Given exercise: Identify the lines that contain the word "React", then copy them.

#####

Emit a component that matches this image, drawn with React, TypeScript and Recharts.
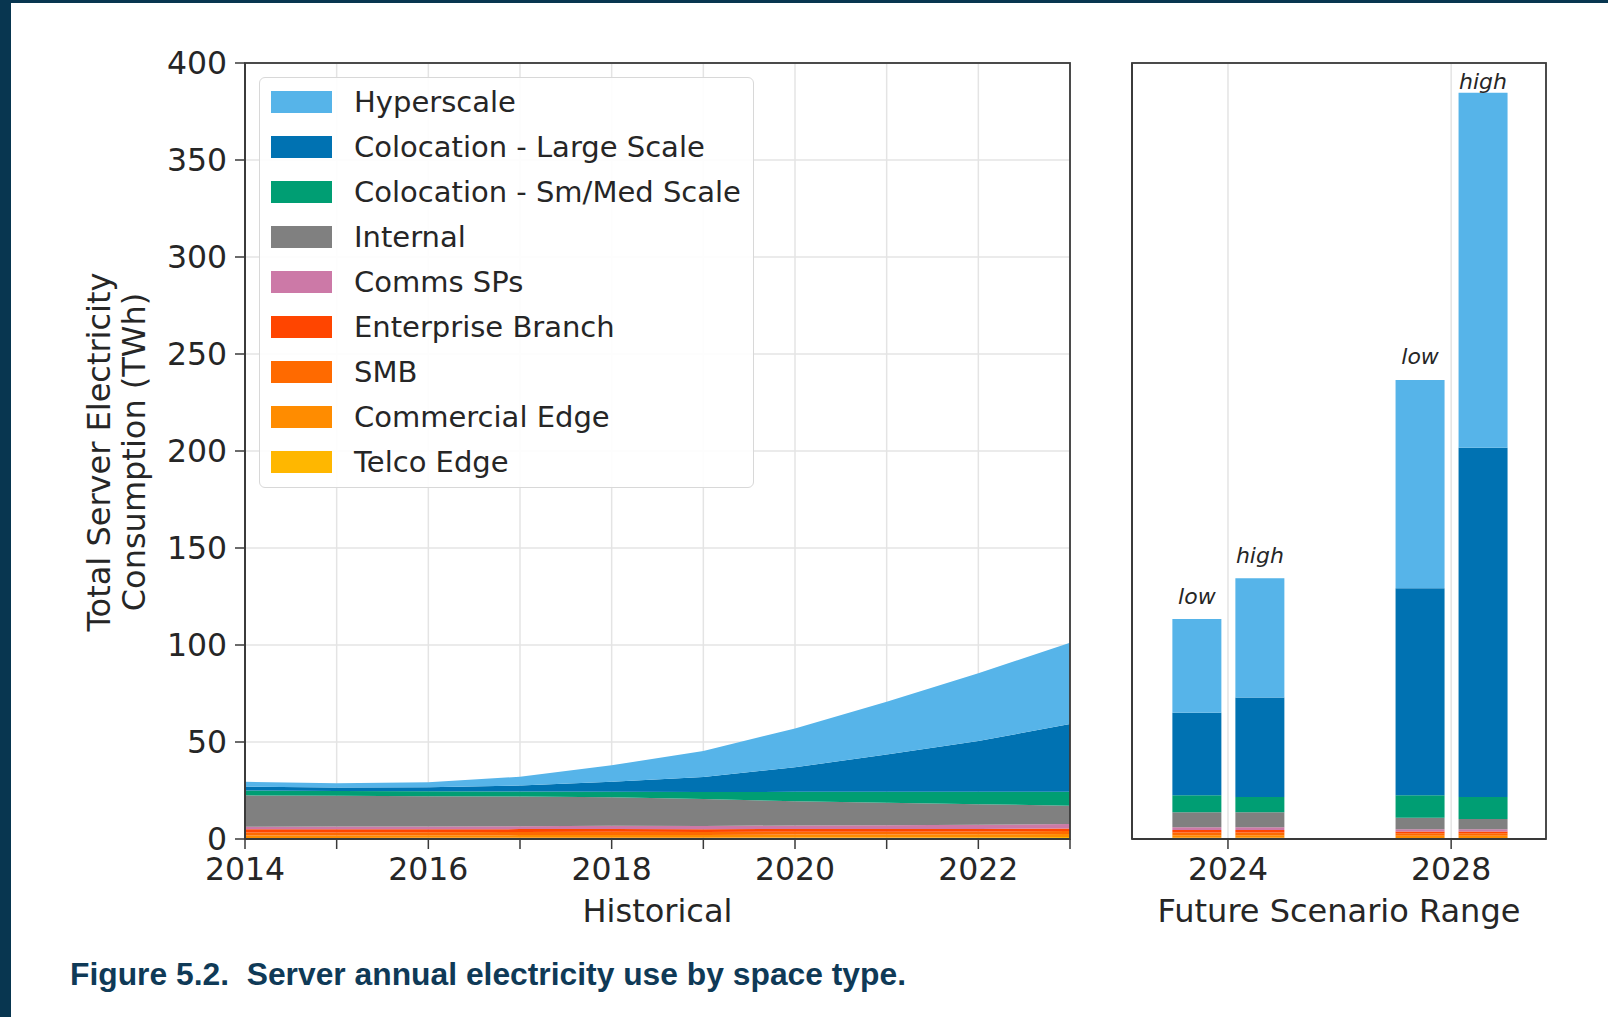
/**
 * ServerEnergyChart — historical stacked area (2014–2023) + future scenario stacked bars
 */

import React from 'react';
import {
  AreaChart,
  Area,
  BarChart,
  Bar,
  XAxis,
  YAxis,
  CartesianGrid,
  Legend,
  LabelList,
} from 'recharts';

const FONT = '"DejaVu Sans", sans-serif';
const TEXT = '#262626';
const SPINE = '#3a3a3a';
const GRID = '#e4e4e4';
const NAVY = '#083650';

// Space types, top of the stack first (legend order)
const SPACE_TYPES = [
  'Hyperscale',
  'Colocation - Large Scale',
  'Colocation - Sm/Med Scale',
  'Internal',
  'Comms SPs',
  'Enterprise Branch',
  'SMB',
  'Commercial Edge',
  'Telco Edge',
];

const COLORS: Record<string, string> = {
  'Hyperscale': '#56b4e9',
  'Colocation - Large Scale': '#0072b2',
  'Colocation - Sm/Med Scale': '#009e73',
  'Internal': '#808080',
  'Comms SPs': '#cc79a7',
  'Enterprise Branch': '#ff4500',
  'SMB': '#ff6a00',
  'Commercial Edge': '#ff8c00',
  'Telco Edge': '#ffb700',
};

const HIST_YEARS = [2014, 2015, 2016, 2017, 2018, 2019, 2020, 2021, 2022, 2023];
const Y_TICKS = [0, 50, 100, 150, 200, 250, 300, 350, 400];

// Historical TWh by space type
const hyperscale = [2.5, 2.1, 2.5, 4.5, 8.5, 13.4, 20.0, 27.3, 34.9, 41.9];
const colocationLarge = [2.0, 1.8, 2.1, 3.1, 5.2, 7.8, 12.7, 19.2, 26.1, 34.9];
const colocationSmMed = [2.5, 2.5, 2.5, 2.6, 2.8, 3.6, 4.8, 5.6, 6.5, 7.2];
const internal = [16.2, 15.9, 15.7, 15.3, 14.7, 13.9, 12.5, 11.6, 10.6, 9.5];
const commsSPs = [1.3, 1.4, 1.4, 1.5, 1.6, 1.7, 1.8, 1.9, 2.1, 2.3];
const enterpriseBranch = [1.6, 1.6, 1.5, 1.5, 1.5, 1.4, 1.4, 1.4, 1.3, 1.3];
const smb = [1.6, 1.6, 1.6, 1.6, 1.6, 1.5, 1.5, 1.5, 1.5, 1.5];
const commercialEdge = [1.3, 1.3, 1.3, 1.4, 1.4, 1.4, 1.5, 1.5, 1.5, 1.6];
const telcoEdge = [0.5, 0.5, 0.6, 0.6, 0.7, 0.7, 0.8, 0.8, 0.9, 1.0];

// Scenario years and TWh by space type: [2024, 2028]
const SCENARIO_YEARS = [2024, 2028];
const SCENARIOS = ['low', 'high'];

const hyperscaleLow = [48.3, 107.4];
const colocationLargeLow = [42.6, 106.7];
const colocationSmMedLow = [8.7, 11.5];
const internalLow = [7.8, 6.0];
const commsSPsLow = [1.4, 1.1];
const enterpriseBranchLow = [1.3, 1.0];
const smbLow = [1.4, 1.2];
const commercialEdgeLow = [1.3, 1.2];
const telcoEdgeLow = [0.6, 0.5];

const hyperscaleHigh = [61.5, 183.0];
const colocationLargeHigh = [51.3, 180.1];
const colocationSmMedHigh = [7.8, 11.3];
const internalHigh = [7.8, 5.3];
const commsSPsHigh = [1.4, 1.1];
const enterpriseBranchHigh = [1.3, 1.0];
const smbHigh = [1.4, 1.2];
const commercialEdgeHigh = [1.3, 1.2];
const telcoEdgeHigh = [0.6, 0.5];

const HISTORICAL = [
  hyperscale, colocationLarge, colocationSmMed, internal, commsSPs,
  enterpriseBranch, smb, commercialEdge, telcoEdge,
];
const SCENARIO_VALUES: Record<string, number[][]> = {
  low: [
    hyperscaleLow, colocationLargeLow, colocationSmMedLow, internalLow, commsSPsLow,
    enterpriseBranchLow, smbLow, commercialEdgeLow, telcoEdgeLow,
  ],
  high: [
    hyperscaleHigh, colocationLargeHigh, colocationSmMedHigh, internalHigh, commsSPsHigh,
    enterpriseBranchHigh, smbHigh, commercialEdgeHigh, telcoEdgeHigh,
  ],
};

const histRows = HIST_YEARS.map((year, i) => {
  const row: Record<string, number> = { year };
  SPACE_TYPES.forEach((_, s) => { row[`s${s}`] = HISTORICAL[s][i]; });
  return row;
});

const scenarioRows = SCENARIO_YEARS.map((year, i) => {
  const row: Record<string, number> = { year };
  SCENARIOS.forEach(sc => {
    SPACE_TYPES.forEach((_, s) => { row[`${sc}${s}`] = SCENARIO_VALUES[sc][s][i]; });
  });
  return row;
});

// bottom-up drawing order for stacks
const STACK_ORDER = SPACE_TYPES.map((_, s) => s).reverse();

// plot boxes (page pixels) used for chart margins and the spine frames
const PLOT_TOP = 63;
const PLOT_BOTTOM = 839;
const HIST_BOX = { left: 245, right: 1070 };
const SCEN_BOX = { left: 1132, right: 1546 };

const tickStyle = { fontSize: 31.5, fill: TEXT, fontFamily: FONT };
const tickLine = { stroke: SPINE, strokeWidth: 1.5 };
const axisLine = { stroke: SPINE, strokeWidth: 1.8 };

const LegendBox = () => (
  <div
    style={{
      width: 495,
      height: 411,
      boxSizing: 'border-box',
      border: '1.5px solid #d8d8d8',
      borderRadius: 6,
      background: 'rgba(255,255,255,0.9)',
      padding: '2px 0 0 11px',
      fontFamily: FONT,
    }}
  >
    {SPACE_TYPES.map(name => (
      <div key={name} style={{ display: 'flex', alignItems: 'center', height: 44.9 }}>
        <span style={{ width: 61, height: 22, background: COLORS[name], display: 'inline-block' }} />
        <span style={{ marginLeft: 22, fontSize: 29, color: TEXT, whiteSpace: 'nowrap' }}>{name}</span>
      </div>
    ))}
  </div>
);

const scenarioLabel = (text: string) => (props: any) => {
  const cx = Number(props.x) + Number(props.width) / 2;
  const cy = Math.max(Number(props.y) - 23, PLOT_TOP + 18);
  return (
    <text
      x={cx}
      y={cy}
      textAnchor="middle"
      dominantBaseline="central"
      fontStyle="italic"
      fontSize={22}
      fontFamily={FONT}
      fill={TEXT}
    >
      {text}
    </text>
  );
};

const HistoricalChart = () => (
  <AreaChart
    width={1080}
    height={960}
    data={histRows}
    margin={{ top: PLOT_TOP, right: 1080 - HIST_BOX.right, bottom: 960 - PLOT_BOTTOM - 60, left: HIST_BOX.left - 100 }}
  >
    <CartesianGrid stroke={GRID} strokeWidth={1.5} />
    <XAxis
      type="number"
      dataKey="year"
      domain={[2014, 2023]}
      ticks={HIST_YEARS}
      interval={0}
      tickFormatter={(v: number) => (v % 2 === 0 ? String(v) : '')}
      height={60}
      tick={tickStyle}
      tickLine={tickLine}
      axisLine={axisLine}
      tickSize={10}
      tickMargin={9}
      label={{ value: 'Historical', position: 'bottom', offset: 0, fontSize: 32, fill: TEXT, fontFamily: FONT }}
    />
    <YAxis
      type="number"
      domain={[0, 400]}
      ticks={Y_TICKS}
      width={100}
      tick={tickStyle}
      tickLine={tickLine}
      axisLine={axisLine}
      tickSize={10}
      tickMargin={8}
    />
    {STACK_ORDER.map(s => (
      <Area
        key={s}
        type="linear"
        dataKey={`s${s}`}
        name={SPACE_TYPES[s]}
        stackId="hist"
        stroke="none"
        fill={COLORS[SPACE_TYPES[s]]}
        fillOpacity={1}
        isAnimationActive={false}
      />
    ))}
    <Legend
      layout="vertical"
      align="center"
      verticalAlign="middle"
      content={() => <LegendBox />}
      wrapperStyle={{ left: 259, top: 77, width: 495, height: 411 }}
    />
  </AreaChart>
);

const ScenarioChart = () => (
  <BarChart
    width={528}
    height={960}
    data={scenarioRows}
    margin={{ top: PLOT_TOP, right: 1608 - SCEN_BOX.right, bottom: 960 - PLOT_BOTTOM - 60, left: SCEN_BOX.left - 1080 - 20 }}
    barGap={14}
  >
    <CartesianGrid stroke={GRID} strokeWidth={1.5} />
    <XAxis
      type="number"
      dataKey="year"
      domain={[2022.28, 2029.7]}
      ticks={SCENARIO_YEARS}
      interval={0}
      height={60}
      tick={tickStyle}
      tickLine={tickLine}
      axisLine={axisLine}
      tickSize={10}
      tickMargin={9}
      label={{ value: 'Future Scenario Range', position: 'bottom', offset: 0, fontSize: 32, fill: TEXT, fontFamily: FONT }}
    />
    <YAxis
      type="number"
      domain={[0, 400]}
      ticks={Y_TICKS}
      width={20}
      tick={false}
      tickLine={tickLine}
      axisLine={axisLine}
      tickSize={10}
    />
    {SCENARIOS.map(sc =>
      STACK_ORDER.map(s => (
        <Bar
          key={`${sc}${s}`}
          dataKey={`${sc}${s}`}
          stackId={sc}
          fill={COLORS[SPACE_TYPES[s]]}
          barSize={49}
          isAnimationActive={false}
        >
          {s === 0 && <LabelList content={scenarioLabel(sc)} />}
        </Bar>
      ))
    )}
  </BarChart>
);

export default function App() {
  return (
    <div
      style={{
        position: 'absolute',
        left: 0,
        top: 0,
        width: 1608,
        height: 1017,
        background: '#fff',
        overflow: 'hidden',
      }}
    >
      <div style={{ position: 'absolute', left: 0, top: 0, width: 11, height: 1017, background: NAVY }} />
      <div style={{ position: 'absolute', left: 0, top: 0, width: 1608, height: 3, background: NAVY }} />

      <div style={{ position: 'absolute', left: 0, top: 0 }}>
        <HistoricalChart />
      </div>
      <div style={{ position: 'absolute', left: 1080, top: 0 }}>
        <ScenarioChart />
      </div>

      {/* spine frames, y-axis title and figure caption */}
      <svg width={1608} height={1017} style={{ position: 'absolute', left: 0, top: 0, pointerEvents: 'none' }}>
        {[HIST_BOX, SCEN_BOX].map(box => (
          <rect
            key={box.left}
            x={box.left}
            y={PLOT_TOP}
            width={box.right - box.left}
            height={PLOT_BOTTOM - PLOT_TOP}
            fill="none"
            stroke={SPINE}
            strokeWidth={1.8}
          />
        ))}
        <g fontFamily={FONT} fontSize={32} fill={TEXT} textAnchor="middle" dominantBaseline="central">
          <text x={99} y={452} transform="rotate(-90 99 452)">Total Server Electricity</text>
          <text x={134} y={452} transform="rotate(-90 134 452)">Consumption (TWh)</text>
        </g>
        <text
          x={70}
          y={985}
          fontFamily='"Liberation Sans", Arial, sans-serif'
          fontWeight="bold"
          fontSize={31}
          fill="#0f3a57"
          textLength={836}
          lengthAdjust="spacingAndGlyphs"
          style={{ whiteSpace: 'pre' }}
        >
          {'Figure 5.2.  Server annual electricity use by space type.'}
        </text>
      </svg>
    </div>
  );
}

#####

Result for this exercise:
Emit a component that matches this image, drawn with React, TypeScript and Recharts.
import React from 'react';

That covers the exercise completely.